__Stated goal__: Copy every line of the data that contains the string "this".
══ Data for the task ══
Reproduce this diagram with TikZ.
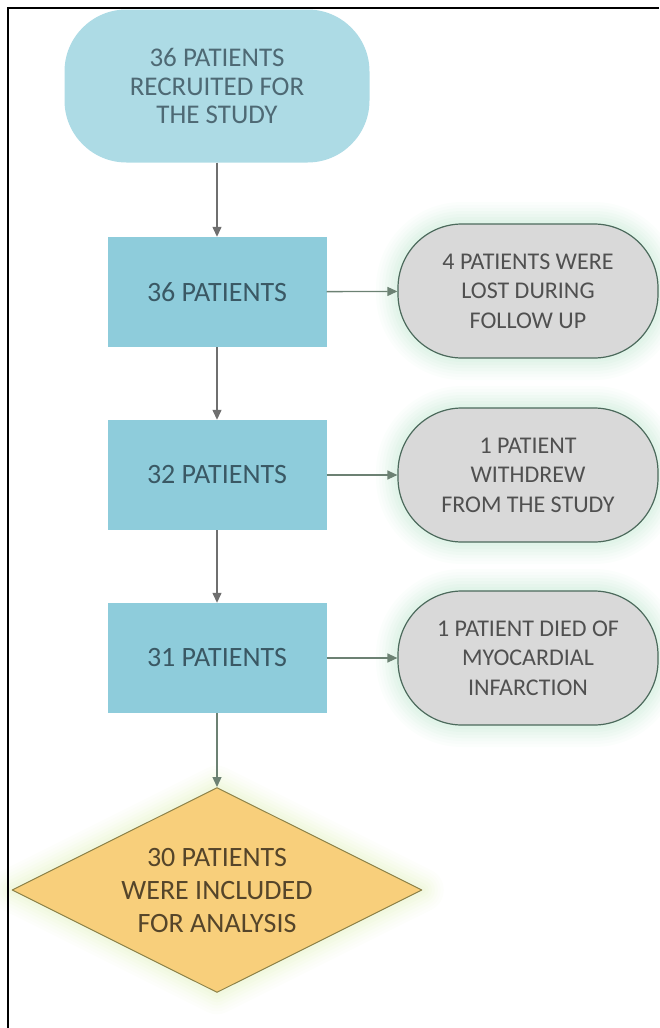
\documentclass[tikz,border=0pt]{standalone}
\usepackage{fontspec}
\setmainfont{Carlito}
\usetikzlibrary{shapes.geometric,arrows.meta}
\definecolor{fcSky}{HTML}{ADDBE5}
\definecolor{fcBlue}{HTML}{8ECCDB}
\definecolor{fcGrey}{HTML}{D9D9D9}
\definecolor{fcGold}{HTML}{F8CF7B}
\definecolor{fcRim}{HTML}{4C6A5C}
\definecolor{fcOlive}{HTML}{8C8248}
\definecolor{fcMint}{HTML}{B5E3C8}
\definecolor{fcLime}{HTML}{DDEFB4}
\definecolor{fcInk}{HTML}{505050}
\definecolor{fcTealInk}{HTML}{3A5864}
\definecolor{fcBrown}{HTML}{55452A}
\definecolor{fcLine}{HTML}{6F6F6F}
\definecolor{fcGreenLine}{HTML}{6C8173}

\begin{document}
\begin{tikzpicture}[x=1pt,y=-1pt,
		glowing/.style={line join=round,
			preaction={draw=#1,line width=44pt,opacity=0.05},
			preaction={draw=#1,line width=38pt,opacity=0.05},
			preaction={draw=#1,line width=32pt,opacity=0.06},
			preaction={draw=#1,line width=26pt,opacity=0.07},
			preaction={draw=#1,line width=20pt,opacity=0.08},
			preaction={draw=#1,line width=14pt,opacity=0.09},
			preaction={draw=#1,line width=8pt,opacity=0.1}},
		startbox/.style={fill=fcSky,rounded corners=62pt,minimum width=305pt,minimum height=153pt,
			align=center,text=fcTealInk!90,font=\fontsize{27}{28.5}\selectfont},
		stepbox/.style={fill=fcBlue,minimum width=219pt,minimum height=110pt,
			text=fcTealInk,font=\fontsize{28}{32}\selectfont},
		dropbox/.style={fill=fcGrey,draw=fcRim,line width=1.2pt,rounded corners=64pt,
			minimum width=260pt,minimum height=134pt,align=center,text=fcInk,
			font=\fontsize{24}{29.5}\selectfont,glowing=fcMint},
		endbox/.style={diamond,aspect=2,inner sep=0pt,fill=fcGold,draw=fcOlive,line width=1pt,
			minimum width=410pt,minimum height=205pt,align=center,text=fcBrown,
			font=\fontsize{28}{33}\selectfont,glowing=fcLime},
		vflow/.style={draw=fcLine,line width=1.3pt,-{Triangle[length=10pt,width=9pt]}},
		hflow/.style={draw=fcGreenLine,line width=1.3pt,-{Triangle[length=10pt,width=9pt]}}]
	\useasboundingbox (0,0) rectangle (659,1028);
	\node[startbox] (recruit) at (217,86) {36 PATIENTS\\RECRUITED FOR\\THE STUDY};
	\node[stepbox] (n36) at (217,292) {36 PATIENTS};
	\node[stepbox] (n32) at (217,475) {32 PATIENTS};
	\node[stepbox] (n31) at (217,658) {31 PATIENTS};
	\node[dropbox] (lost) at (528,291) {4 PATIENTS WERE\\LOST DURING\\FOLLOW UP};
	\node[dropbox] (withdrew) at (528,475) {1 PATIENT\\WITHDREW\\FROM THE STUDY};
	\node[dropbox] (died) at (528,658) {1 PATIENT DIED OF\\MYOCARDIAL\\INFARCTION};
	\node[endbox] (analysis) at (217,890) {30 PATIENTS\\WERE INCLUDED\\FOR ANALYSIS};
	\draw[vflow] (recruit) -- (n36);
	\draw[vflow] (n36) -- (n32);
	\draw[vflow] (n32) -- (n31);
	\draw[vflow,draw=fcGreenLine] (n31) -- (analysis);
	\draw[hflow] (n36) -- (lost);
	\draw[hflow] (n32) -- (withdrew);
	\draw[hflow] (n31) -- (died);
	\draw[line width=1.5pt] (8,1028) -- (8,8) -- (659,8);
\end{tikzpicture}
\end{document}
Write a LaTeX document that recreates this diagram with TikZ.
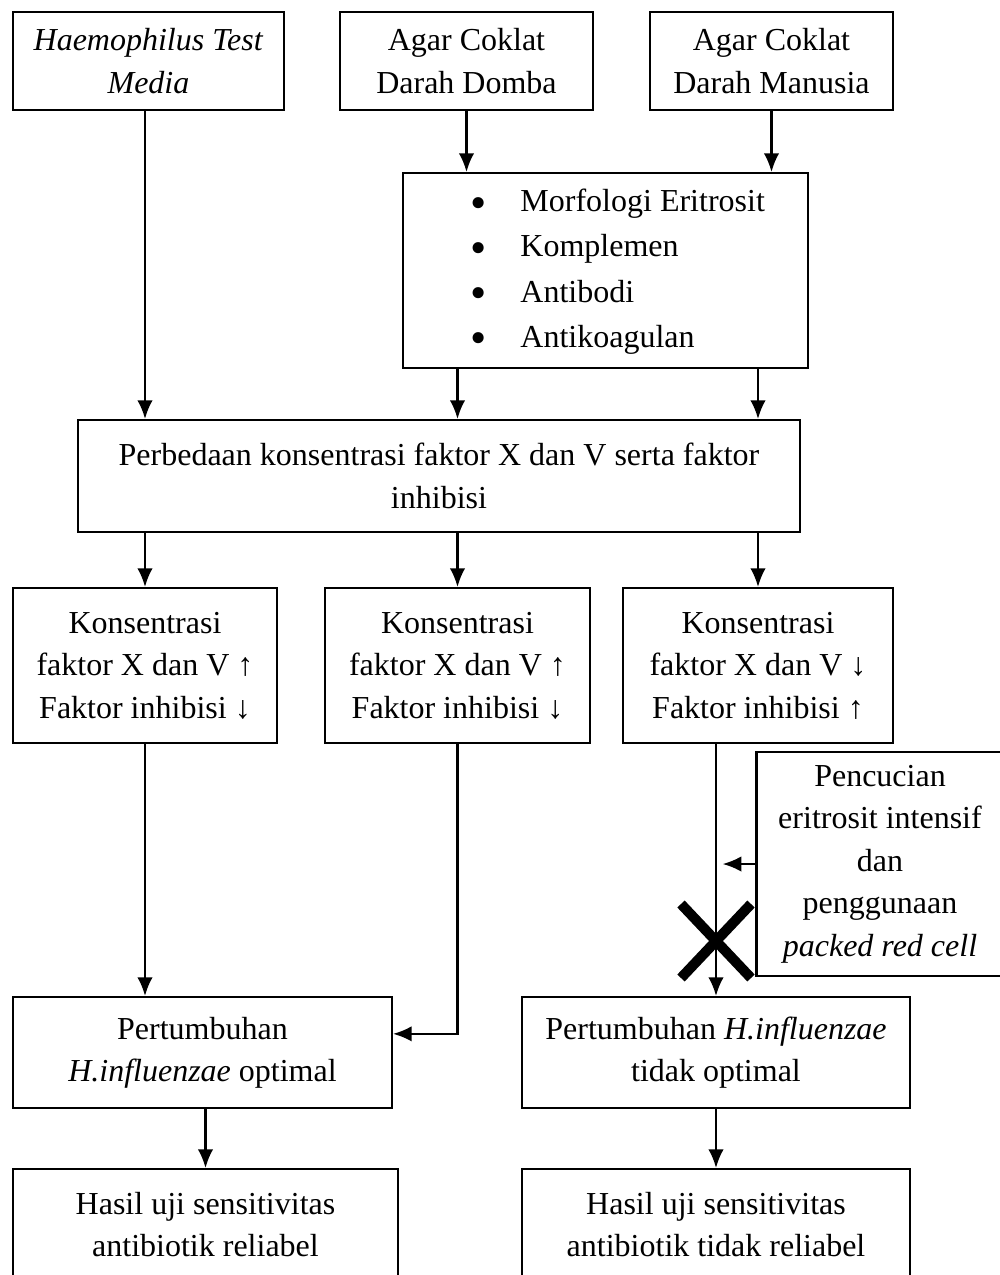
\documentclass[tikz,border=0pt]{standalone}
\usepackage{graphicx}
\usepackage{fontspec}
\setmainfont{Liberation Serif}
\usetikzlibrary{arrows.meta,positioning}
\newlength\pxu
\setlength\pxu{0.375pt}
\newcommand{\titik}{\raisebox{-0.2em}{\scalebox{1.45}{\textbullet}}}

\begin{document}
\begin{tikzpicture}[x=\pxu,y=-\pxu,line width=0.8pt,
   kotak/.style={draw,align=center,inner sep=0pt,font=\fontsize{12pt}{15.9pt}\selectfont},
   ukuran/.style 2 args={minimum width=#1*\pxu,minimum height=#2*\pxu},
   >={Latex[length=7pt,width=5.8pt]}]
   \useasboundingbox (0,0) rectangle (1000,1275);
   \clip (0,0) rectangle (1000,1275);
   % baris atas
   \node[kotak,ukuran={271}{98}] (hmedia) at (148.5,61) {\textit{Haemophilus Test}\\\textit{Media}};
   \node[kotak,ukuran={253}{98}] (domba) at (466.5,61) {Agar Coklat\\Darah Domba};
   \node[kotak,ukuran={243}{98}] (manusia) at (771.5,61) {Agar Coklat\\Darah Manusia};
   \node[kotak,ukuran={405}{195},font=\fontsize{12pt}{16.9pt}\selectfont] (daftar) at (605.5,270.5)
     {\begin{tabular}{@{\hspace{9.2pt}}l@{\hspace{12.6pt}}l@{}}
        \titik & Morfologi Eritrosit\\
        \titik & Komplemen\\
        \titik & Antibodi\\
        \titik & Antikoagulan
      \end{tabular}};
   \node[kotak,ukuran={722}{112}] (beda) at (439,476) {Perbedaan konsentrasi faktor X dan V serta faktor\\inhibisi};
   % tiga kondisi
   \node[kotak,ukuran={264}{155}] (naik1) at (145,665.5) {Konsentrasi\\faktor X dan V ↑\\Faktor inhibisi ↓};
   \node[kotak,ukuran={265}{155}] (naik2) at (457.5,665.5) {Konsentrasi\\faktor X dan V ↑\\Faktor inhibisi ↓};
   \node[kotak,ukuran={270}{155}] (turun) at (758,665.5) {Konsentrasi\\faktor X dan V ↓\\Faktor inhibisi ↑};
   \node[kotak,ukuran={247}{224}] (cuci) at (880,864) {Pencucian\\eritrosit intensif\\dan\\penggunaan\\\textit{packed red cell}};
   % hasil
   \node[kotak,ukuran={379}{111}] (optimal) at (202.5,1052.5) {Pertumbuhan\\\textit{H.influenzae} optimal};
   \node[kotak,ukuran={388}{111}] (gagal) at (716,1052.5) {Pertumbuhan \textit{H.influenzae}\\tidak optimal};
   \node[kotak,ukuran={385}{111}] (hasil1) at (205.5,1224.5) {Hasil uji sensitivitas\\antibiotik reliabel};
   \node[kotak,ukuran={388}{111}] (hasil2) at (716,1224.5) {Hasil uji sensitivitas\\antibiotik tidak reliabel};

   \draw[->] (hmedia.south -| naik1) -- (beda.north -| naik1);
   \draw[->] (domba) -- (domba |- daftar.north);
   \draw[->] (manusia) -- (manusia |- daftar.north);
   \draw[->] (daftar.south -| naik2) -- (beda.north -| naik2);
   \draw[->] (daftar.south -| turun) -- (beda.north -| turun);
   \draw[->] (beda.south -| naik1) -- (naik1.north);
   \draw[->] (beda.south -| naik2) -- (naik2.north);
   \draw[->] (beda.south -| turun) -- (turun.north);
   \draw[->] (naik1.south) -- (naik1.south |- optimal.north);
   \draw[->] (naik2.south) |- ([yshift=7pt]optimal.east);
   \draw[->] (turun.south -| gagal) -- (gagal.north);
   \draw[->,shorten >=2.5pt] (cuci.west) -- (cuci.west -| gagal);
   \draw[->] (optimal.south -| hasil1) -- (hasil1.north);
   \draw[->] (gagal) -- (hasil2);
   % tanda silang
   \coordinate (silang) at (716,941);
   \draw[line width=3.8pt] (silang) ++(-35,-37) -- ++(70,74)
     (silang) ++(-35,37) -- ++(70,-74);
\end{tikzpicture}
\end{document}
═══
__Expected output__:
Reproduce this diagram with TikZ.
Write a LaTeX document that recreates this diagram with TikZ.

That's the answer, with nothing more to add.